▶ [SHORT EXERCISE]: Go through the listing and copy every line word for word.

▶ [MATERIAL FOR THE TASK]:
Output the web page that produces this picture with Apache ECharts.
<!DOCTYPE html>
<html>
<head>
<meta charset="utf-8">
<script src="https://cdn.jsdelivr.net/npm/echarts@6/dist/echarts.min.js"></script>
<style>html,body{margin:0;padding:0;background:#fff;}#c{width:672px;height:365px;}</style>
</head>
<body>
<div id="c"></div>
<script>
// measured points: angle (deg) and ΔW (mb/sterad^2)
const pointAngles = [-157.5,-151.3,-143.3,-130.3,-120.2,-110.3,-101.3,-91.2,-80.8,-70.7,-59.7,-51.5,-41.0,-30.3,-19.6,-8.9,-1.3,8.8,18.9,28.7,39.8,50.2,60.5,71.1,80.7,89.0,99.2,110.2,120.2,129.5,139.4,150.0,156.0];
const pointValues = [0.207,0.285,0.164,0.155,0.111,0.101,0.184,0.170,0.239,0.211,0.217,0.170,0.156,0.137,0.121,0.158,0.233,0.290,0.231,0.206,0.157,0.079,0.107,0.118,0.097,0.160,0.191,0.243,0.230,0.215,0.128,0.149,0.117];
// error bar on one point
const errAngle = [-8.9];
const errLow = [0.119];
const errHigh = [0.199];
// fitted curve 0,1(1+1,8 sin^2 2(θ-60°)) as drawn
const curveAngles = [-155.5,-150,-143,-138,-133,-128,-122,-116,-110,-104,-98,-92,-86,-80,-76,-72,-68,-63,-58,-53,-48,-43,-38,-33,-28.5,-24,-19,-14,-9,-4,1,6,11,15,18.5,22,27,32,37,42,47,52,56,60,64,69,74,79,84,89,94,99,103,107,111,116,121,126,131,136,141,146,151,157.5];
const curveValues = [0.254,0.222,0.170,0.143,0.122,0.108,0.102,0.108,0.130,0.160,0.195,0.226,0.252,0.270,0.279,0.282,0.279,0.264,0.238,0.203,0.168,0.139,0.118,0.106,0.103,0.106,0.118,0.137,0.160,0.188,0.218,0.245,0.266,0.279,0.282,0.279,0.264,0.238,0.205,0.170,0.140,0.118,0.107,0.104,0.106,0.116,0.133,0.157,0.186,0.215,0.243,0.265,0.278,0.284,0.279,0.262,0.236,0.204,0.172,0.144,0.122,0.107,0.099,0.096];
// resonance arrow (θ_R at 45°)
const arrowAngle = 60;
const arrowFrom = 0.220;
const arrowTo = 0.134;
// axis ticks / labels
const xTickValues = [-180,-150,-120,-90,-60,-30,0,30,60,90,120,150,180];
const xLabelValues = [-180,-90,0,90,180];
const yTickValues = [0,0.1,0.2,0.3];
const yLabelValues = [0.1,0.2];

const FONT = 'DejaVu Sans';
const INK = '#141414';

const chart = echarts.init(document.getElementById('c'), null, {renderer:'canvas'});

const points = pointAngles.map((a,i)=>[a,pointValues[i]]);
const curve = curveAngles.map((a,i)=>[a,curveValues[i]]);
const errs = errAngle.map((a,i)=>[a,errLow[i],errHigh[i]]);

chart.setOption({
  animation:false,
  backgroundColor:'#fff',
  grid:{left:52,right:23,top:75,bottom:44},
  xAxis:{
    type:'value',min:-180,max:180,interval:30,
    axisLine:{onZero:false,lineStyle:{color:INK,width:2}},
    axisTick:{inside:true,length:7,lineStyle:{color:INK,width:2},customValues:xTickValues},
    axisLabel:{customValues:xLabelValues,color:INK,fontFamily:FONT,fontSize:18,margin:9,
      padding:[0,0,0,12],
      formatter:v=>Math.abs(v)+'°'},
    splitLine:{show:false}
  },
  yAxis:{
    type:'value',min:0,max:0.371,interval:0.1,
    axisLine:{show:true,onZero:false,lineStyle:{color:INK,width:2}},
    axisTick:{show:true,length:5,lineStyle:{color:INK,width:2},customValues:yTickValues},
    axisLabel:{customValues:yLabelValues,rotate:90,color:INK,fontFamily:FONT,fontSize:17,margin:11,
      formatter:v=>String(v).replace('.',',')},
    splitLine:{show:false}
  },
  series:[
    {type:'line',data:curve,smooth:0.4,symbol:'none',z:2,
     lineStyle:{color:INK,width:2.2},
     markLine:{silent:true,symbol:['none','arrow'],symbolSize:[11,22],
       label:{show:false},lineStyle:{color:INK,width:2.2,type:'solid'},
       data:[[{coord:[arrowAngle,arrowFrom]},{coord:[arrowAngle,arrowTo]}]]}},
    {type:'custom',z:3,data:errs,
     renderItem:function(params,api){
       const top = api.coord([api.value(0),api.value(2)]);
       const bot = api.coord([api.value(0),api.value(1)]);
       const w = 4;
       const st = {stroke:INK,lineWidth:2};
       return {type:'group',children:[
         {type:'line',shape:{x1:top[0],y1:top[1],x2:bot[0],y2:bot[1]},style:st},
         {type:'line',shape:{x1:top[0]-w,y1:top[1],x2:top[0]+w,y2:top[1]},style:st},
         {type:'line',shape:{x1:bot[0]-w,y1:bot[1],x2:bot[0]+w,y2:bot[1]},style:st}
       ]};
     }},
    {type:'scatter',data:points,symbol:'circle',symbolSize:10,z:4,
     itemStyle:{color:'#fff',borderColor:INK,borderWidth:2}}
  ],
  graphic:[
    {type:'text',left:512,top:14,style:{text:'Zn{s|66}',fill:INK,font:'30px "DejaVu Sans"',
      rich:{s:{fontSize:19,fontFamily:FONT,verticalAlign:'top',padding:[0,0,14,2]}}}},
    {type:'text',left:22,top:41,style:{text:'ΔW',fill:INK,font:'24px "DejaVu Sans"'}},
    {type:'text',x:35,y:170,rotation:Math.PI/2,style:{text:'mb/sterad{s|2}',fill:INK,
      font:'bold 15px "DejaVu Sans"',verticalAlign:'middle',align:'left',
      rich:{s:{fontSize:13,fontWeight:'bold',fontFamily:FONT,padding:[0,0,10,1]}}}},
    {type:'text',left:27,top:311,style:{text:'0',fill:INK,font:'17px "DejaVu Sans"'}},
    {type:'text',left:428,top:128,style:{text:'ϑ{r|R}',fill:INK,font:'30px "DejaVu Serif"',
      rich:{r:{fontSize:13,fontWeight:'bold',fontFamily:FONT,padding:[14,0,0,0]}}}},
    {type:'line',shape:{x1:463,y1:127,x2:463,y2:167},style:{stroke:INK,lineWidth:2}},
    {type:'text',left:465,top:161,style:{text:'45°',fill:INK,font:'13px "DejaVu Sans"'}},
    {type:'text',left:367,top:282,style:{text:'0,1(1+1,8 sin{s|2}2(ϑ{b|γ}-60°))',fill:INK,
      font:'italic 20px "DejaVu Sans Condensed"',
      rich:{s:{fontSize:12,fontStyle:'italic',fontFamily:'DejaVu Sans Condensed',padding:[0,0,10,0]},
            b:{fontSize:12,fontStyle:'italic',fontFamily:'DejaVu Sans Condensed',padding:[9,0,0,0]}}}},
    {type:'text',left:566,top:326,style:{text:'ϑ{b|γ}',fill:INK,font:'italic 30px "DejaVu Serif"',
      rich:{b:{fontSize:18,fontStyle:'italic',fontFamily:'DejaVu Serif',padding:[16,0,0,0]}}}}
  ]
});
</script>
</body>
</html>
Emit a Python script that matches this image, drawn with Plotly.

▶ [RESPONSE]:
Output the web page that produces this picture with Apache ECharts.
<!DOCTYPE html>
<html>
<head>
<meta charset="utf-8">
<script src="https://cdn.jsdelivr.net/npm/echarts@6/dist/echarts.min.js"></script>
<style>html,body{margin:0;padding:0;background:#fff;}#c{width:672px;height:365px;}</style>
</head>
<body>
<div id="c"></div>
<script>
// measured points: angle (deg) and ΔW (mb/sterad^2)
const pointAngles = [-157.5,-151.3,-143.3,-130.3,-120.2,-110.3,-101.3,-91.2,-80.8,-70.7,-59.7,-51.5,-41.0,-30.3,-19.6,-8.9,-1.3,8.8,18.9,28.7,39.8,50.2,60.5,71.1,80.7,89.0,99.2,110.2,120.2,129.5,139.4,150.0,156.0];
const pointValues = [0.207,0.285,0.164,0.155,0.111,0.101,0.184,0.170,0.239,0.211,0.217,0.170,0.156,0.137,0.121,0.158,0.233,0.290,0.231,0.206,0.157,0.079,0.107,0.118,0.097,0.160,0.191,0.243,0.230,0.215,0.128,0.149,0.117];
// error bar on one point
const errAngle = [-8.9];
const errLow = [0.119];
const errHigh = [0.199];
// fitted curve 0,1(1+1,8 sin^2 2(θ-60°)) as drawn
const curveAngles = [-155.5,-150,-143,-138,-133,-128,-122,-116,-110,-104,-98,-92,-86,-80,-76,-72,-68,-63,-58,-53,-48,-43,-38,-33,-28.5,-24,-19,-14,-9,-4,1,6,11,15,18.5,22,27,32,37,42,47,52,56,60,64,69,74,79,84,89,94,99,103,107,111,116,121,126,131,136,141,146,151,157.5];
const curveValues = [0.254,0.222,0.170,0.143,0.122,0.108,0.102,0.108,0.130,0.160,0.195,0.226,0.252,0.270,0.279,0.282,0.279,0.264,0.238,0.203,0.168,0.139,0.118,0.106,0.103,0.106,0.118,0.137,0.160,0.188,0.218,0.245,0.266,0.279,0.282,0.279,0.264,0.238,0.205,0.170,0.140,0.118,0.107,0.104,0.106,0.116,0.133,0.157,0.186,0.215,0.243,0.265,0.278,0.284,0.279,0.262,0.236,0.204,0.172,0.144,0.122,0.107,0.099,0.096];
// resonance arrow (θ_R at 45°)
const arrowAngle = 60;
const arrowFrom = 0.220;
const arrowTo = 0.134;
// axis ticks / labels
const xTickValues = [-180,-150,-120,-90,-60,-30,0,30,60,90,120,150,180];
const xLabelValues = [-180,-90,0,90,180];
const yTickValues = [0,0.1,0.2,0.3];
const yLabelValues = [0.1,0.2];

const FONT = 'DejaVu Sans';
const INK = '#141414';

const chart = echarts.init(document.getElementById('c'), null, {renderer:'canvas'});

const points = pointAngles.map((a,i)=>[a,pointValues[i]]);
const curve = curveAngles.map((a,i)=>[a,curveValues[i]]);
const errs = errAngle.map((a,i)=>[a,errLow[i],errHigh[i]]);

chart.setOption({
  animation:false,
  backgroundColor:'#fff',
  grid:{left:52,right:23,top:75,bottom:44},
  xAxis:{
    type:'value',min:-180,max:180,interval:30,
    axisLine:{onZero:false,lineStyle:{color:INK,width:2}},
    axisTick:{inside:true,length:7,lineStyle:{color:INK,width:2},customValues:xTickValues},
    axisLabel:{customValues:xLabelValues,color:INK,fontFamily:FONT,fontSize:18,margin:9,
      padding:[0,0,0,12],
      formatter:v=>Math.abs(v)+'°'},
    splitLine:{show:false}
  },
  yAxis:{
    type:'value',min:0,max:0.371,interval:0.1,
    axisLine:{show:true,onZero:false,lineStyle:{color:INK,width:2}},
    axisTick:{show:true,length:5,lineStyle:{color:INK,width:2},customValues:yTickValues},
    axisLabel:{customValues:yLabelValues,rotate:90,color:INK,fontFamily:FONT,fontSize:17,margin:11,
      formatter:v=>String(v).replace('.',',')},
    splitLine:{show:false}
  },
  series:[
    {type:'line',data:curve,smooth:0.4,symbol:'none',z:2,
     lineStyle:{color:INK,width:2.2},
     markLine:{silent:true,symbol:['none','arrow'],symbolSize:[11,22],
       label:{show:false},lineStyle:{color:INK,width:2.2,type:'solid'},
       data:[[{coord:[arrowAngle,arrowFrom]},{coord:[arrowAngle,arrowTo]}]]}},
    {type:'custom',z:3,data:errs,
     renderItem:function(params,api){
       const top = api.coord([api.value(0),api.value(2)]);
       const bot = api.coord([api.value(0),api.value(1)]);
       const w = 4;
       const st = {stroke:INK,lineWidth:2};
       return {type:'group',children:[
         {type:'line',shape:{x1:top[0],y1:top[1],x2:bot[0],y2:bot[1]},style:st},
         {type:'line',shape:{x1:top[0]-w,y1:top[1],x2:top[0]+w,y2:top[1]},style:st},
         {type:'line',shape:{x1:bot[0]-w,y1:bot[1],x2:bot[0]+w,y2:bot[1]},style:st}
       ]};
     }},
    {type:'scatter',data:points,symbol:'circle',symbolSize:10,z:4,
     itemStyle:{color:'#fff',borderColor:INK,borderWidth:2}}
  ],
  graphic:[
    {type:'text',left:512,top:14,style:{text:'Zn{s|66}',fill:INK,font:'30px "DejaVu Sans"',
      rich:{s:{fontSize:19,fontFamily:FONT,verticalAlign:'top',padding:[0,0,14,2]}}}},
    {type:'text',left:22,top:41,style:{text:'ΔW',fill:INK,font:'24px "DejaVu Sans"'}},
    {type:'text',x:35,y:170,rotation:Math.PI/2,style:{text:'mb/sterad{s|2}',fill:INK,
      font:'bold 15px "DejaVu Sans"',verticalAlign:'middle',align:'left',
      rich:{s:{fontSize:13,fontWeight:'bold',fontFamily:FONT,padding:[0,0,10,1]}}}},
    {type:'text',left:27,top:311,style:{text:'0',fill:INK,font:'17px "DejaVu Sans"'}},
    {type:'text',left:428,top:128,style:{text:'ϑ{r|R}',fill:INK,font:'30px "DejaVu Serif"',
      rich:{r:{fontSize:13,fontWeight:'bold',fontFamily:FONT,padding:[14,0,0,0]}}}},
    {type:'line',shape:{x1:463,y1:127,x2:463,y2:167},style:{stroke:INK,lineWidth:2}},
    {type:'text',left:465,top:161,style:{text:'45°',fill:INK,font:'13px "DejaVu Sans"'}},
    {type:'text',left:367,top:282,style:{text:'0,1(1+1,8 sin{s|2}2(ϑ{b|γ}-60°))',fill:INK,
      font:'italic 20px "DejaVu Sans Condensed"',
      rich:{s:{fontSize:12,fontStyle:'italic',fontFamily:'DejaVu Sans Condensed',padding:[0,0,10,0]},
            b:{fontSize:12,fontStyle:'italic',fontFamily:'DejaVu Sans Condensed',padding:[9,0,0,0]}}}},
    {type:'text',left:566,top:326,style:{text:'ϑ{b|γ}',fill:INK,font:'italic 30px "DejaVu Serif"',
      rich:{b:{fontSize:18,fontStyle:'italic',fontFamily:'DejaVu Serif',padding:[16,0,0,0]}}}}
  ]
});
</script>
</body>
</html>
Emit a Python script that matches this image, drawn with Plotly.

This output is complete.